Start of Supplied material
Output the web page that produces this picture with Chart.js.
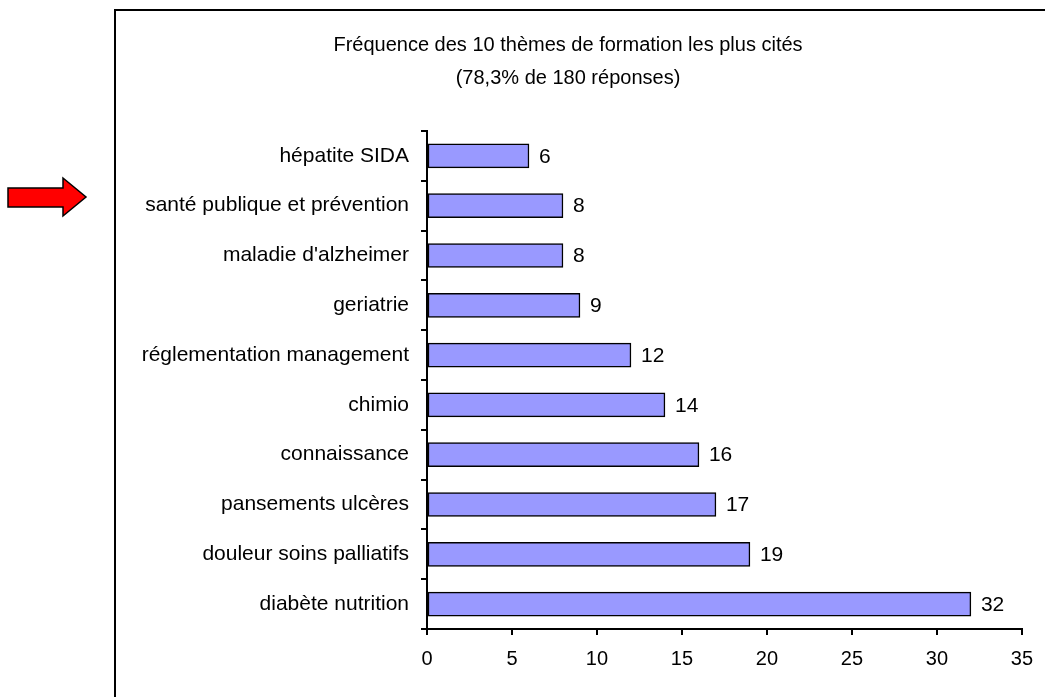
<!DOCTYPE html>
<html><head><meta charset="utf-8">
<script src="https://cdn.jsdelivr.net/npm/chart.js@4"></script>
<style>
html,body{margin:0;padding:0;background:#fff;overflow:hidden}
canvas{display:block}
</style></head><body>
<canvas id="c" width="1045" height="697"></canvas>
<script>
const categories = ["hépatite SIDA","santé publique et prévention","maladie d'alzheimer","geriatrie","réglementation management","chimio","connaissance","pansements ulcères","douleur soins palliatifs","diabète nutrition"];
const values = [6,8,8,9,12,14,16,17,19,32];
const xTicks = [0,5,10,15,20,25,30,35];
const titleLines = ["Fréquence des 10 thèmes de formation les plus cités","(78,3% de 180 réponses)"];

const FONT = "'Liberation Sans', Arial, sans-serif";
const FS = 20;
const FSL = 21;

const decor = {
  id:'decor',
  beforeDraw(chart){
    const ctx = chart.ctx;
    ctx.save();
    ctx.fillStyle='#fff'; ctx.fillRect(0,0,chart.width,chart.height);
    ctx.strokeStyle='#000'; ctx.lineWidth=2;
    ctx.strokeRect(115,10,1100,800);
    ctx.beginPath();
    ctx.moveTo(8,188); ctx.lineTo(63,188); ctx.lineTo(63,178); ctx.lineTo(86,197);
    ctx.lineTo(63,216); ctx.lineTo(63,207); ctx.lineTo(8,207); ctx.closePath();
    ctx.fillStyle='#ff0000'; ctx.fill();
    ctx.lineWidth=1.5; ctx.strokeStyle='#000'; ctx.stroke();
    ctx.restore();
  },
  afterDraw(chart){
    const ctx = chart.ctx;
    ctx.save();
    ctx.fillStyle='#000';
    ctx.font = FS+'px '+FONT;
    ctx.textAlign='center'; ctx.textBaseline='middle';
    ctx.fillText(titleLines[0],568,45);
    ctx.fillText(titleLines[1],568,78);
    ctx.font = FSL+'px '+FONT;
    const meta = chart.getDatasetMeta(0);
    ctx.textAlign='left';
    meta.data.forEach((bar,i)=>{
      ctx.fillText(String(values[i]), bar.x+10, bar.y+1);
    });
    ctx.restore();
  }
};

new Chart(document.getElementById('c'),{
  type:'bar',
  data:{labels:categories,datasets:[{data:values,backgroundColor:'#9999FF',borderColor:'#000',borderWidth:1.5,borderSkipped:false,barThickness:24}]},
  options:{
    indexAxis:'y',responsive:false,devicePixelRatio:1,animation:false,
    layout:{padding:{left:0,top:131,right:23,bottom:0}},
    plugins:{legend:{display:false},tooltip:{enabled:false},title:{display:false}},
    scales:{
      x:{min:0,max:35,
        afterBuildTicks(s){s.ticks=xTicks.map(v=>({value:v}));},
        afterFit(s){s.height=68;},
        grid:{drawOnChartArea:false,tickLength:6,color:'#000',lineWidth:2},
        border:{display:true,color:'#000',width:2},
        ticks:{color:'#000',font:{family:FONT,size:FS},padding:12,maxRotation:0}
      },
      y:{
        afterFit(s){s.width=427;},
        grid:{drawOnChartArea:false,tickLength:6,color:'#000',lineWidth:2,offset:true},
        border:{display:true,color:'#000',width:2},
        ticks:{color:'#000',font:{family:FONT,size:FSL},padding:12}
      }
    }
  },
  plugins:[decor]
});
</script>
</body></html>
End of Supplied material
--- What is expected ---
Repeat the listing above exactly from its first line to the line containing "des 10 thèmes", both included, and omit the pictures.

--- Full output ---
Output the web page that produces this picture with Chart.js.
<!DOCTYPE html>
<html><head><meta charset="utf-8">
<script src="https://cdn.jsdelivr.net/npm/chart.js@4"></script>
<style>
html,body{margin:0;padding:0;background:#fff;overflow:hidden}
canvas{display:block}
</style></head><body>
<canvas id="c" width="1045" height="697"></canvas>
<script>
const categories = ["hépatite SIDA","santé publique et prévention","maladie d'alzheimer","geriatrie","réglementation management","chimio","connaissance","pansements ulcères","douleur soins palliatifs","diabète nutrition"];
const values = [6,8,8,9,12,14,16,17,19,32];
const xTicks = [0,5,10,15,20,25,30,35];
const titleLines = ["Fréquence des 10 thèmes de formation les plus cités","(78,3% de 180 réponses)"];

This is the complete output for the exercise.